# Neural networks for regression vs. more classical regression methods?

I am interested in learning about when one would use neural networks for a regression problem over a more classical regression method such as least squares.

Is it mostly related to the complexity of the expected relationship between the output and input? Are complicated and strong non-linearity relationships with many dependent variables, and a large amount of data more suitable for neural networks?

Neural nets, (and other nonlinear regression algorithms like trees, Mars, svms, etc.) would be superior (predictive accuracy) when the data is inherently nonlinear.

You can get some nonlinear features in a linear regression by doing things such as manually squaring some terms, etc. , but you are the one deciding the terms.

Nonlinear regression is able to learn the structure / coefficients from your data, ie you aren't having to decide how to inject the nonlinearity in on your own.

• Linear regression doesn't require normality; a single ('output') neuron can implement linear regression. Commented Jan 1, 2019 at 1:00
• Oops. I really meant for this question to be a NN vs. all other regression methods thread and not NN and other regression methods vs. least squares.
– 24n8
Commented Jan 1, 2019 at 1:12
• No, it doesn't. This is a common misconception. Linear regression assumes a linear relationship between the predictor variables and the target variable, and estimates the coefficients of the predictor variables by minimizing the sum of squared errors of the residuals. It assumes that the errors have a finite variance, are independent, and a few other things, but makes no assumptions about the functional form of the distribution... Commented Jan 1, 2019 at 3:43
• However, if you want to make statements about the distribution of the estimates in finite samples, and all that's derived from knowing that (e.g., exact finite-sample hypothesis tests), then the Normality assumption becomes important. Commented Jan 1, 2019 at 3:43
• Yes, I am. Regardless of the error distribution, under a few simple assumptions ordinary least squares provides the BLUE (Best Linear Unbiased Estimator) by the Gauss-Markov theorem (en.wikipedia.org/wiki/Gauss–Markov_theorem). You only need to assume Normality if you want it to be the Maximum Likelihood estimator as well. Commented Jan 1, 2019 at 4:24

There are really no clear answers to this questions in my opinion, but some more practical guidelines I have found to help decide in my own projects:

1. You have a small amount of data for a very difficult problem; neural networks require large amounts of data to work well because in general when we talk about "neural networks" we are not discussing some super shallow network but a model comprised of many layers and units, leading to the need for a large amount of parameters to be estimated. In cases where you have minimal amounts of data I would not be surprised to see classical methods/linear based models outperform neural networks/other non-linear algorithms.
2. You have time constraints or do not have access to the required amount of computing power. Neural networks take much longer to train in general but this is getting better through the use of GPU's and cloud computing. However, compared to say a GLM which is quite trivial to fit on most decent CPU's (and no hyper parameters to tune) there is still a large discrepancy in training times especially if you do not have access to such computing power.
3. You have training data with complex features where feature engineering would be hard, if not, impossible. Take for example a regression problem where you are trying to predict the selling price of cars on your local classifieds based off the photo image taken and also the description given by the seller. These kinds of problems where you have non-tabular data are where neural networks really shine (highest performing) and it's mostly because the training data is not easily interpreted (and therefore, it's hard for us to manually try to find better representations for these types of data = feature engineering).

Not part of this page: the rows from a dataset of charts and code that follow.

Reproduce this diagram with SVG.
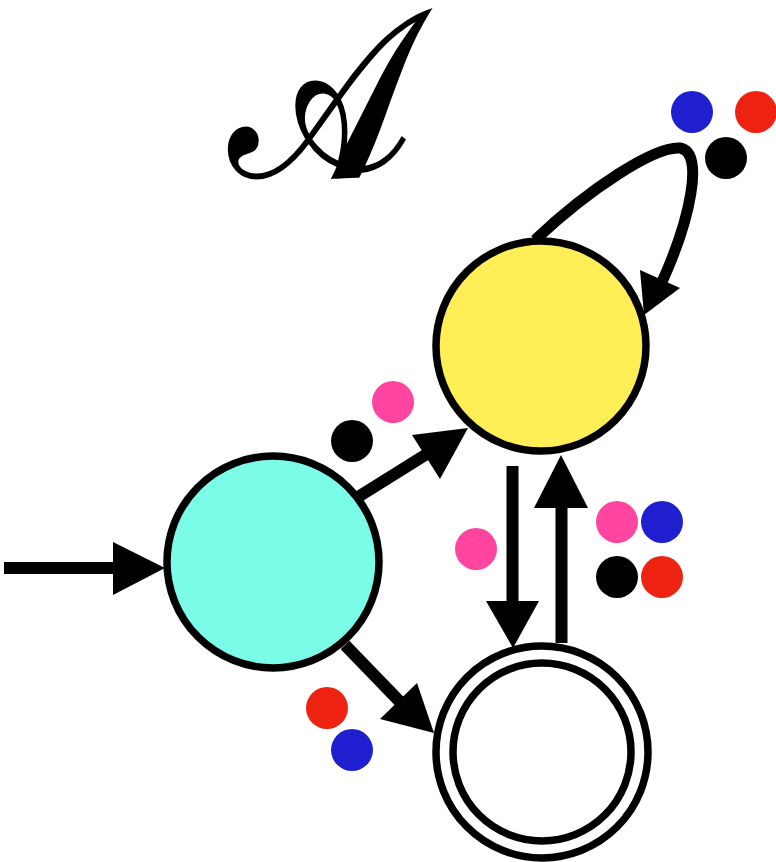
<svg xmlns="http://www.w3.org/2000/svg" width="776" height="862" viewBox="0 0 776 862">
<defs>
<style>
.st{stroke:#000;stroke-width:7.5}
.sh{stroke:#000;stroke-width:12;fill:none}
.hd{fill:#000}
.k{fill:#000}.p{fill:#FF459F}.b{fill:#1F1FCF}.r{fill:#EE2211}
.title{font-family:"DejaVu Serif","Noto Sans",serif;font-size:236px;stroke:#000;stroke-width:3}
</style>
</defs>
<rect width="776" height="862" fill="#fff"/>
<text class="title" transform="translate(320,176) scale(0.82,1)" x="0" y="0" text-anchor="middle">𝒜</text>
<g id="connectors">
<g id="init"><line class="sh" x1="4" y1="568" x2="118" y2="568"/><polygon class="hd" points="113,542 165,568 113,595"/></g>
<g id="c-y"><line class="sh" x1="358" y1="497" x2="430" y2="452"/><polygon class="hd" points="412,435 468,428 440,479"/></g>
<g id="c-d"><line class="sh" x1="345" y1="645" x2="405" y2="707"/><polygon class="hd" points="380,719 434,733 417,683"/></g>
<g id="y-d"><line class="sh" x1="512.5" y1="466" x2="512.5" y2="605"/><polygon class="hd" points="486,601 539,601 513,648"/></g>
<g id="d-y"><line class="sh" x1="561.5" y1="643" x2="561.5" y2="504"/><polygon class="hd" points="534,508 588,508 561,455"/></g>
<g id="loop"><path class="sh" style="stroke-width:11" d="M535,240 C590,188 655,146 680,148 C705,152 690,220 662,282"/><polygon class="hd" points="640,270 680,288 644,315"/></g>
</g>
<g id="labels">
<circle class="k" cx="352" cy="441" r="21"/><circle class="p" cx="393" cy="402" r="21"/>
<circle class="p" cx="476" cy="549" r="21"/>
<circle class="p" cx="617" cy="522" r="21"/><circle class="b" cx="662" cy="522" r="21"/>
<circle class="k" cx="617" cy="577" r="21"/><circle class="r" cx="662" cy="577" r="21"/>
<circle class="r" cx="327" cy="708" r="21"/><circle class="b" cx="352" cy="750" r="21"/>
<circle class="b" cx="692" cy="112" r="21"/><circle class="r" cx="756" cy="112" r="21"/><circle class="k" cx="726" cy="158" r="21"/>
</g>
<g id="q0"><circle class="st" cx="273" cy="562" r="106" fill="#7AFCE8"/></g>
<g id="q1"><circle class="st" cx="541" cy="346" r="105" fill="#FFEE55"/></g>
<g id="q2"><circle class="st" cx="542" cy="752" r="106" fill="#fff"/><circle class="st" cx="542" cy="752" r="89" fill="none"/></g>
</svg>
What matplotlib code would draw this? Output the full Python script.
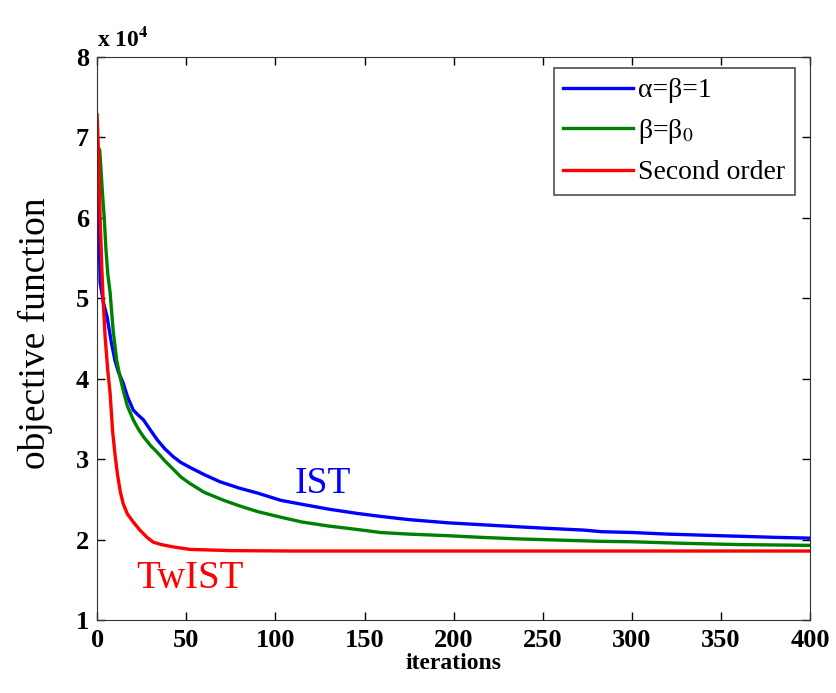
import matplotlib.pyplot as plt

plt.rcParams['font.family'] = ['Liberation Serif', 'DejaVu Serif']
plt.rcParams['mathtext.fontset'] = 'stix'

# objective value (x 1e4) against iteration
it_ist = [0, 0.5, 1.7, 3.5, 5.6, 8, 10, 12, 14.6, 17, 20.3, 23, 26, 30, 33.8, 38, 42.8, 47, 52,
          60, 69, 80, 90, 103, 115, 130, 145, 159, 175, 197, 221, 237, 254, 273, 283, 300,
          320, 350, 380, 400]
val_ist = [6.9, 6.6, 5.2, 4.95, 4.77, 4.45, 4.23, 4.08, 3.95, 3.78, 3.61, 3.55, 3.49, 3.36, 3.24, 3.13,
           3.03, 2.96, 2.90, 2.81, 2.72, 2.64, 2.58, 2.49, 2.44, 2.38, 2.33, 2.29, 2.25, 2.21, 2.18,
           2.16, 2.14, 2.12, 2.10, 2.09, 2.07, 2.05, 2.03, 2.02]

it_beta0 = [0, 1.5, 3, 4, 5, 6, 7.3, 9, 11, 12.8, 14.6, 17, 20.3, 23, 26, 30, 34, 38, 43, 47, 52,
            60, 71, 80, 90, 103, 115, 130, 145, 159, 175, 197, 215, 237, 260, 283, 300, 330, 360, 400]
val_beta0 = [6.9, 6.84, 6.31, 6.0, 5.6, 5.3, 5.07, 4.6, 4.23, 4.03, 3.86, 3.66, 3.49, 3.38, 3.28, 3.17,
             3.08, 2.98, 2.87, 2.78, 2.70, 2.59, 2.49, 2.42, 2.35, 2.28, 2.22, 2.17, 2.13, 2.09, 2.07,
             2.05, 2.03, 2.01, 1.995, 1.98, 1.975, 1.955, 1.94, 1.93]

it_twist = [0, 0.8, 1.7, 2.6, 3.4, 4.5, 6, 7.3, 8.7, 10.1, 11.5, 13, 14.6, 17, 20.3, 24, 28, 31.5,
            36, 43, 52, 75, 108, 200, 300, 400]
val_twist = [7.28, 6.8, 6.0, 5.4, 4.98, 4.52, 4.1, 3.82, 3.35, 3.05, 2.8, 2.6, 2.45, 2.32, 2.22,
             2.12, 2.03, 1.97, 1.94, 1.91, 1.88, 1.865, 1.86, 1.86, 1.86, 1.86]

fig = plt.figure(figsize=(8.37, 6.93), dpi=100)
ax = fig.add_axes([0.116, 0.105, 0.852, 0.813])

ax.plot(it_ist, val_ist, color='#0000ff', lw=2.4, label='α=β=1')
ax.plot(it_beta0, val_beta0, color='#008000', lw=2.4, label='β=β$_0$')
ax.plot(it_twist, val_twist, color='#ff0000', lw=2.4, label='Second order')

ax.set_xlim(0, 400)
ax.set_ylim(1, 8)
ax.set_xticks(range(0, 401, 50))
ax.set_yticks(range(1, 9))
ax.tick_params(direction='in', length=6, width=1, top=True, right=True, labelsize=19, pad=6)
for lab in ax.get_xticklabels() + ax.get_yticklabels():
    lab.set_fontweight('bold')
for sp in ax.spines.values():
    sp.set_color('#333333')

ax.text(0.0, 1.01, 'x 10$^{\\mathbf{4}}$', transform=ax.transAxes, fontsize=17,
        fontweight='bold', ha='left', va='bottom')

ax.set_xlabel('iterations', fontsize=17, fontweight='bold', labelpad=1)
ax.set_ylabel('objective function', fontsize=27)
ax.yaxis.set_label_coords(-0.062, 0.51)

ax.text(111, 2.58, 'IST', color='#0000ff', fontsize=27)
ax.text(22, 1.40, 'TwIST', color='#ff0000', fontsize=28)

leg = ax.legend(loc='upper right', fontsize=20, frameon=True, fancybox=False,
                edgecolor='#222222', handlelength=2.5, handletextpad=0.2,
                borderpad=0.35, labelspacing=0.5, borderaxespad=0,
                bbox_to_anchor=(0.979, 0.98))
leg.get_frame().set_linewidth(1.2)

fig.savefig('out.png', dpi=100)
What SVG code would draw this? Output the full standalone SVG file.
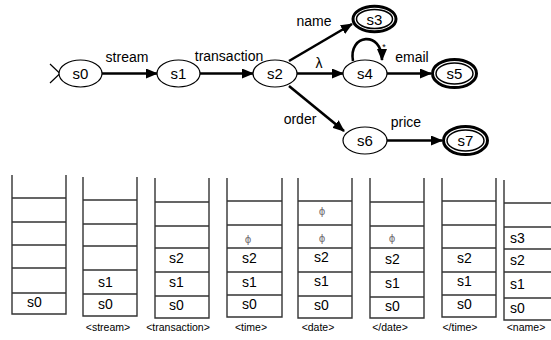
<svg xmlns="http://www.w3.org/2000/svg" width="551" height="340" viewBox="0 0 551 340">
<defs>
<marker id="ah" markerWidth="12" markerHeight="10" refX="11" refY="5" orient="auto" markerUnits="userSpaceOnUse">
<path d="M0,0 L12,5 L0,10 Z" fill="#000"/>
</marker>
<style>
.node{fill:#fff;stroke:#000;stroke-width:1.2}
.fo{fill:#fff;stroke:#000;stroke-width:3}
.fi{fill:none;stroke:#000;stroke-width:1.5}
.nl{font-family:"Liberation Sans",Arial,sans-serif;font-size:15px;text-anchor:middle;fill:#000}
.el{font-family:"Liberation Sans",Arial,sans-serif;font-size:14px;text-anchor:middle;fill:#000}
.edge{stroke:#000;stroke-width:2.6;fill:none;marker-end:url(#ah)}
.stk{stroke:#333;stroke-width:1.4;fill:none}
.cl{font-family:"Liberation Sans",Arial,sans-serif;font-size:14px;fill:#000}
.phi{font-family:"DejaVu Sans",sans-serif;font-size:10px;fill:#6e6e6e;text-anchor:middle}
.sl{font-family:"Liberation Sans",Arial,sans-serif;font-size:10.5px;text-anchor:middle;fill:#000}
</style>
</defs>

<g id="connectors">
<path d="M50,64 L60,73.5 L50,83" stroke="#000" stroke-width="1.2" fill="none"/>
<line class="edge" x1="102" y1="73.5" x2="157" y2="73.5"/>
<line class="edge" x1="200" y1="73.5" x2="253" y2="73.5"/>
<line class="edge" x1="289" y1="61" x2="352" y2="24"/>
<line class="edge" x1="297" y1="73.5" x2="343" y2="73.5"/>
<path class="edge" d="M353,61 C348,34 382,30 382,60"/>
<line class="edge" x1="387" y1="73.5" x2="431" y2="73.5"/>
<line class="edge" x1="289" y1="86" x2="344" y2="131"/>
<line class="edge" x1="387" y1="140.5" x2="442" y2="140.5"/>
<text class="el" x="127" y="62">stream</text>
<text class="el" x="229" y="61">transaction</text>
<text class="el" x="314" y="26">name</text>
<text class="el" x="319" y="68" font-family="DejaVu Sans">λ</text>
<text x="384" y="50" font-family="Liberation Sans,Arial,sans-serif" font-size="9" text-anchor="middle">*</text>
<text class="el" x="412" y="62">email</text>
<text class="el" x="300" y="124">order</text>
<text class="el" x="406" y="127">price</text>
</g>

<g id="s0"><ellipse class="node" cx="80.5" cy="73.5" rx="21.5" ry="13.5"/><text class="nl" x="80.5" y="79">s0</text></g>
<g id="s1"><ellipse class="node" cx="178.5" cy="73.5" rx="21.5" ry="13.5"/><text class="nl" x="178.5" y="79">s1</text></g>
<g id="s2"><ellipse class="node" cx="275" cy="73.5" rx="22" ry="13.5"/><text class="nl" x="275" y="79">s2</text></g>
<g id="s3"><ellipse class="fo" cx="374.5" cy="19" rx="21.5" ry="12.8"/><ellipse class="fi" cx="374.5" cy="19" rx="18" ry="9.5"/><text class="nl" x="374.5" y="24.5">s3</text></g>
<g id="s4"><ellipse class="node" cx="365" cy="73.5" rx="22" ry="13.5"/><text class="nl" x="365" y="79">s4</text></g>
<g id="s5"><ellipse class="fo" cx="454.5" cy="73.5" rx="22" ry="14"/><ellipse class="fi" cx="454.5" cy="73.5" rx="18.5" ry="10.5"/><text class="nl" x="454.5" y="79">s5</text></g>
<g id="s6"><ellipse class="node" cx="365" cy="140.5" rx="22" ry="13.5"/><text class="nl" x="365" y="146">s6</text></g>
<g id="s7"><ellipse class="fo" cx="465.5" cy="140.5" rx="22" ry="14"/><ellipse class="fi" cx="465.5" cy="140.5" rx="18.5" ry="10.5"/><text class="nl" x="465.5" y="146">s7</text></g>

<g id="stack1">
<path class="stk" d="M12,175 V314 H66 V175 M12,198 H66 M12,222 H66 M12,245 H66 M12,268 H66 M12,293 H66"/>
<text class="cl" x="27" y="307">s0</text>
</g>
<g id="stack2">
<path class="stk" d="M83,177 V316 H137 V177 M83,200 H137 M83,224 H137 M83,246 H137 M83,270 H137 M83,294 H137"/>
<text class="cl" x="98" y="309">s0</text>
<text class="cl" x="98" y="287">s1</text>
<text class="sl" x="108" y="331">&lt;stream&gt;</text>
</g>
<g id="stack3">
<path class="stk" d="M155,178 V318 H209 V178 M155,202 H209 M155,226 H209 M155,248 H209 M155,272 H209 M155,296 H209"/>
<text class="cl" x="169" y="310">s0</text>
<text class="cl" x="169" y="287">s1</text>
<text class="cl" x="169" y="263">s2</text>
<text class="sl" x="178" y="331">&lt;transaction&gt;</text>
</g>
<g id="stack4">
<path class="stk" d="M227,178 V317 H282 V178 M227,201 H282 M227,225 H282 M227,248 H282 M227,272 H282 M227,295 H282"/>
<text class="cl" x="242" y="309">s0</text>
<text class="cl" x="242" y="287">s1</text>
<text class="cl" x="242" y="263">s2</text>
<text class="phi" x="248" y="243">ϕ</text>
<text class="sl" x="251" y="331">&lt;time&gt;</text>
</g>
<g id="stack5">
<path class="stk" d="M298,178 V318 H352 V178 M298,201 H352 M298,225 H352 M298,248 H352 M298,272 H352 M298,296 H352"/>
<text class="cl" x="314" y="310">s0</text>
<text class="cl" x="314" y="286">s1</text>
<text class="cl" x="314" y="262">s2</text>
<text class="phi" x="322" y="242">ϕ</text>
<text class="phi" x="322" y="215">ϕ</text>
<text class="sl" x="318" y="331">&lt;date&gt;</text>
</g>
<g id="stack6">
<path class="stk" d="M370,178 V318 H424 V178 M370,202 H424 M370,226 H424 M370,248 H424 M370,272 H424 M370,297 H424"/>
<text class="cl" x="385" y="311">s0</text>
<text class="cl" x="385" y="288">s1</text>
<text class="cl" x="385" y="264">s2</text>
<text class="phi" x="392" y="242">ϕ</text>
<text class="sl" x="390" y="331">&lt;/date&gt;</text>
</g>
<g id="stack7">
<path class="stk" d="M442,178 V317 H496 V178 M442,201 H496 M442,225 H496 M442,248 H496 M442,272 H496 M442,295 H496"/>
<text class="cl" x="457" y="309">s0</text>
<text class="cl" x="457" y="286">s1</text>
<text class="cl" x="457" y="263">s2</text>
<text class="sl" x="460" y="331">&lt;/time&gt;</text>
</g>
<g id="stack8">
<path class="stk" d="M504,180 V320 H551 M504,203 H551 M504,227 H551 M504,249 H551 M504,272 H551 M504,298 H551"/>
<text class="cl" x="510" y="313">s0</text>
<text class="cl" x="510" y="289">s1</text>
<text class="cl" x="510" y="265">s2</text>
<text class="cl" x="510" y="243">s3</text>
<text class="sl" x="526" y="331">&lt;name&gt;</text>
</g>
</svg>
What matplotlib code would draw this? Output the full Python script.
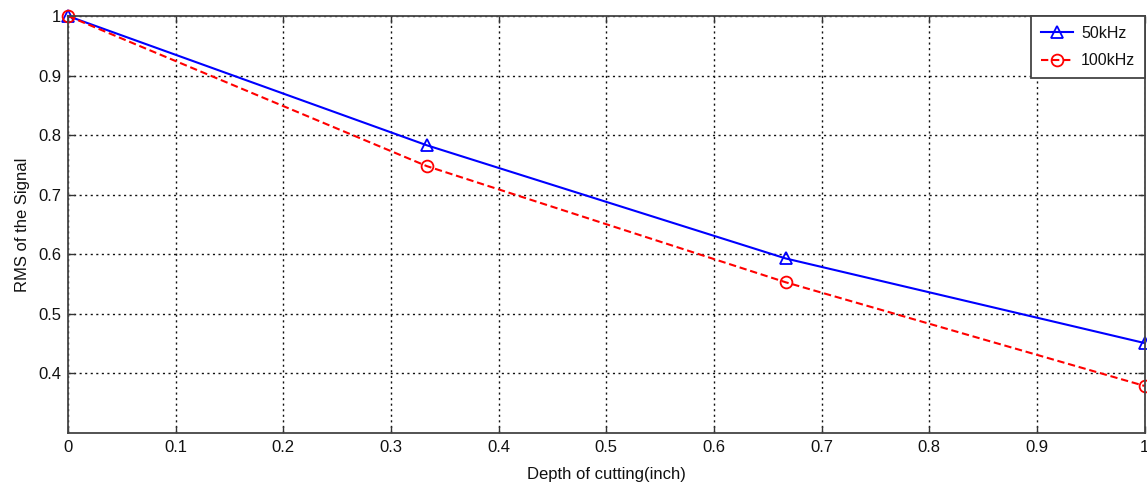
import matplotlib
matplotlib.use("Agg")
import matplotlib.pyplot as plt

plt.rcParams['font.family'] = ['Liberation Sans', 'DejaVu Sans']

depth = [0, 1/3, 2/3, 1]
rms_50k = [1.0, 0.783, 0.593, 0.451]
rms_100k = [1.0, 0.748, 0.553, 0.379]
x_ticks = [0, 0.1, 0.2, 0.3, 0.4, 0.5, 0.6, 0.7, 0.8, 0.9, 1]
y_ticks = [0.4, 0.5, 0.6, 0.7, 0.8, 0.9, 1]

fig = plt.figure(figsize=(11.47, 4.86), dpi=100)
ax = fig.add_axes([0.0593, 0.109, 0.9387, 0.858])

ax.plot(depth, rms_50k, color='#0000ff', lw=1.5, marker='^', ms=8,
        mfc='none', mew=1.3, label='50kHz', clip_on=False)
ax.plot(depth, rms_100k, color='#ff0000', lw=1.5, ls='--', dashes=(3.5, 1.8),
        marker='o', ms=8.5, mfc='none', mew=1.3, label='100kHz', clip_on=False)

ax.set_xlim(0, 1)
ax.set_ylim(0.3, 1)
ax.set_xticks(x_ticks)
ax.set_xticklabels(['0', '0.1', '0.2', '0.3', '0.4', '0.5', '0.6', '0.7', '0.8', '0.9', '1'])
ax.set_yticks(y_ticks)
ax.set_yticklabels(['0.4', '0.5', '0.6', '0.7', '0.8', '0.9', '1'])
ax.tick_params(direction='in', length=5, width=1, top=True, right=True,
               labelsize=12, colors='#333333', labelcolor='#111111', pad=5)
ax.grid(True, color='#111111', ls=(0, (1.5, 2.5)), lw=1.0)
for s in ax.spines.values():
    s.set_color('#444444')
    s.set_linewidth(1.3)

ax.set_xlabel('Depth of cutting(inch)', fontsize=12, labelpad=9, color='#111111')
ax.set_ylabel('RMS of the Signal', fontsize=12, labelpad=6, color='#111111')

leg = ax.legend(loc='upper right', fontsize=11.5, fancybox=False, framealpha=1,
                edgecolor='#444444', borderaxespad=0, handlelength=2.0,
                handletextpad=0.5, borderpad=0.6, labelspacing=0.8)
leg.get_frame().set_linewidth(1.3)
for t in leg.get_texts():
    t.set_color('#111111')

fig.savefig('out.png', dpi=100)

This does not mean that neural networks are not usable for tabular/structured data, they in general perform quite well given you have the data for it. However, in most cases I've seen other algorithms (mostly forests/gradient boosting/support vector machines) + clever feature engineering out perform neural networks in the cases where feature engineering is possible. Returning to the previous example, say you wish to predict the sales of cars but using characteristics of the car; stuff like color, body type, drive train, weight, gas mileage, MSRP, etc. These are variables that we understand quite well and are easily manipulated without breaking the underlying structure of the data. I'd also include time series forecasting as another area where neural networks seem to be outperformed by classical methods but that's not really relevant to your question.

1. You know for a fact that the relationship between your features and your target is inherently non linear which too be honest, if you have thousands of variables is probably something that would be hard to know.

There are other more practical reasons too. Not many people understand what a neural network is nor do they have the math background. If you are aiming for a model that is easily understood, neural networks are probably not going to sit well with people who perhaps don't trust what they don't understand. In this case, you might just be forced to use a simple linear regression model (I've run into this a lot).

However, if you have the time, why not just try both approaches and through proper validation, see for yourself if the extra complexity + time required to fit neural networks gives enough (if any) improvement to your regression problem over a simple linear one? A linear model will not take very long to fit; start there and then try creating a neural network. If the improvements are substantial/significant, then perhaps your problem is better tackled with a more complex, non-linear model like a neural net.